Вместе с послом мы смотрели пресс-конференцию гэкачепистов. Нам обоим стало ясно, что дни существования Советского Союза сочтены. Эта пресс-конференция висела ещё одной тенью над МИД, ведь она проходила в нашем пресс-центре, вёл её его руководитель Гремитских. Конечно, он не был гэкачепистом, но по ходу пресс-конференции подал, вероятно, от волнения, пару реплик, которые можно было трактовать как активную позицию в пользу ГКЧП.

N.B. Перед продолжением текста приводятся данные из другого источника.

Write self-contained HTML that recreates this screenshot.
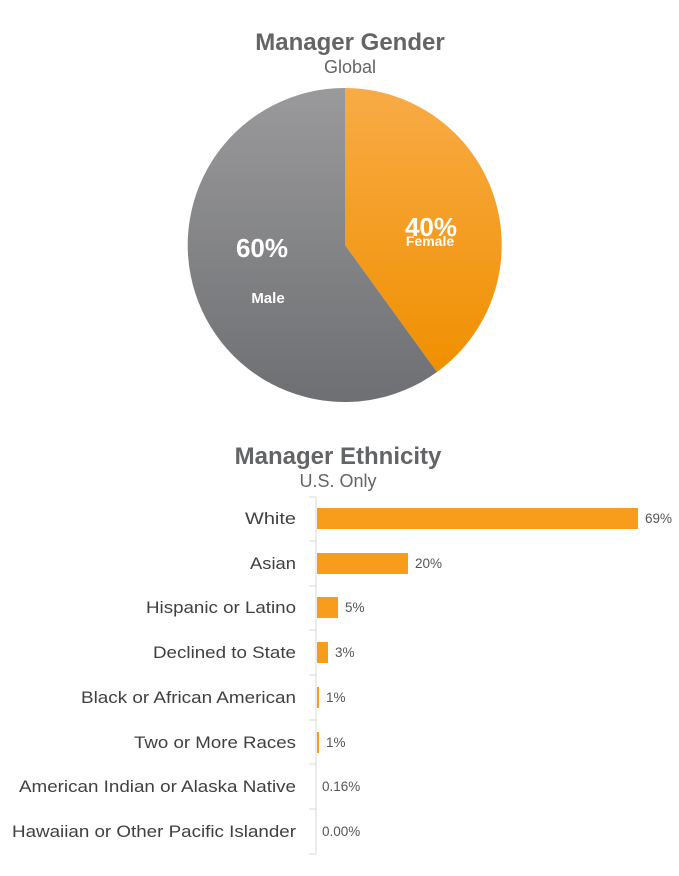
<!DOCTYPE html>
<html><head><style>
body{margin:0;background:#fff;}
svg text{font-family:"Liberation Sans",sans-serif;}
</style></head><body>
<svg width="679" height="871" viewBox="0 0 679 871" xmlns="http://www.w3.org/2000/svg">
<defs>
<linearGradient id="og" x1="0" y1="0" x2="0" y2="1"><stop offset="0" stop-color="#f8ab46"/><stop offset="1" stop-color="#f09000"/></linearGradient>
<linearGradient id="gg" x1="0" y1="0" x2="0" y2="1"><stop offset="0" stop-color="#9a9a9c"/><stop offset="1" stop-color="#6e6f72"/></linearGradient>
</defs>
<text x="350" y="50" text-anchor="middle" font-size="24" font-weight="bold" fill="#636466">Manager Gender</text>
<text x="350" y="73" text-anchor="middle" font-size="18" fill="#636466">Global</text>
<path d="M345,245 L345,88 A157,157 0 0 1 437,372 Z" fill="url(#og)"/>
<path d="M345,245 L437,372 A157,157 0 1 1 345,88 Z" fill="url(#gg)"/>
<text x="431" y="236" text-anchor="middle" font-size="26" font-weight="bold" fill="#fff">40%</text>
<text x="430" y="246" text-anchor="middle" font-size="14" font-weight="bold" fill="#fff">Female</text>
<text x="262" y="257" text-anchor="middle" font-size="26" font-weight="bold" fill="#fff">60%</text>
<text x="268" y="303" text-anchor="middle" font-size="15" font-weight="bold" fill="#fff">Male</text>
<text x="338" y="464" text-anchor="middle" font-size="24" font-weight="bold" fill="#636466">Manager Ethnicity</text>
<text x="338" y="487" text-anchor="middle" font-size="18" fill="#636466">U.S. Only</text>
<line x1="316" y1="497" x2="316" y2="854" stroke="#d9d9d9"/>
<g stroke="#d9d9d9">
<line x1="309" y1="497" x2="316" y2="497"/><line x1="309" y1="541" x2="316" y2="541"/><line x1="309" y1="586" x2="316" y2="586"/><line x1="309" y1="630" x2="316" y2="630"/><line x1="309" y1="675" x2="316" y2="675"/><line x1="309" y1="720" x2="316" y2="720"/><line x1="309" y1="764" x2="316" y2="764"/><line x1="309" y1="809" x2="316" y2="809"/><line x1="309" y1="854" x2="316" y2="854"/>
</g>
<g fill="#f89c1c">
<rect x="317" y="508" width="321" height="21"/>
<rect x="317" y="553" width="91" height="21"/>
<rect x="317" y="597" width="21" height="21"/>
<rect x="317" y="642" width="11" height="21"/>
<rect x="317" y="687" width="2" height="21"/>
<rect x="317" y="732" width="2" height="21"/>
</g>
<g font-size="17" fill="#404040" lengthAdjust="spacingAndGlyphs">
<text x="245" y="524" textLength="51" lengthAdjust="spacingAndGlyphs">White</text>
<text x="250" y="569" textLength="46" lengthAdjust="spacingAndGlyphs">Asian</text>
<text x="146" y="613" textLength="150" lengthAdjust="spacingAndGlyphs">Hispanic or Latino</text>
<text x="153" y="658" textLength="143" lengthAdjust="spacingAndGlyphs">Declined to State</text>
<text x="81" y="703" textLength="215" lengthAdjust="spacingAndGlyphs">Black or African American</text>
<text x="134" y="748" textLength="162" lengthAdjust="spacingAndGlyphs">Two or More Races</text>
<text x="19" y="792" textLength="277" lengthAdjust="spacingAndGlyphs">American Indian or Alaska Native</text>
<text x="12" y="837" textLength="284" lengthAdjust="spacingAndGlyphs">Hawaiian or Other Pacific Islander</text>
</g>
<g font-size="13.5" fill="#555">
<text x="645" y="523">69%</text>
<text x="415" y="568">20%</text>
<text x="345" y="612">5%</text>
<text x="335" y="657">3%</text>
<text x="326" y="702">1%</text>
<text x="326" y="747">1%</text>
<text x="322" y="791">0.16%</text>
<text x="322" y="836">0.00%</text>
</g>
</svg>
</body></html>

Когда я вернулся в Москву через несколько дней после провала путча, встала главная задача — спасать МИД и моего заместителя. Идею подал замминистра иностранных дел, курировавший наше управление, Владимир Фёдорович Петровский. По МИД был подписан соответствующий приказ, по телевидению объявили: «Руководителем пресс-центра МИД СССР назначен начальник Управления информации Чуркин». Введение такого «прямого управления» по сути ничего не меняло. Достойный дипломат и человек Гремитских продолжал спокойно трудиться на своём месте.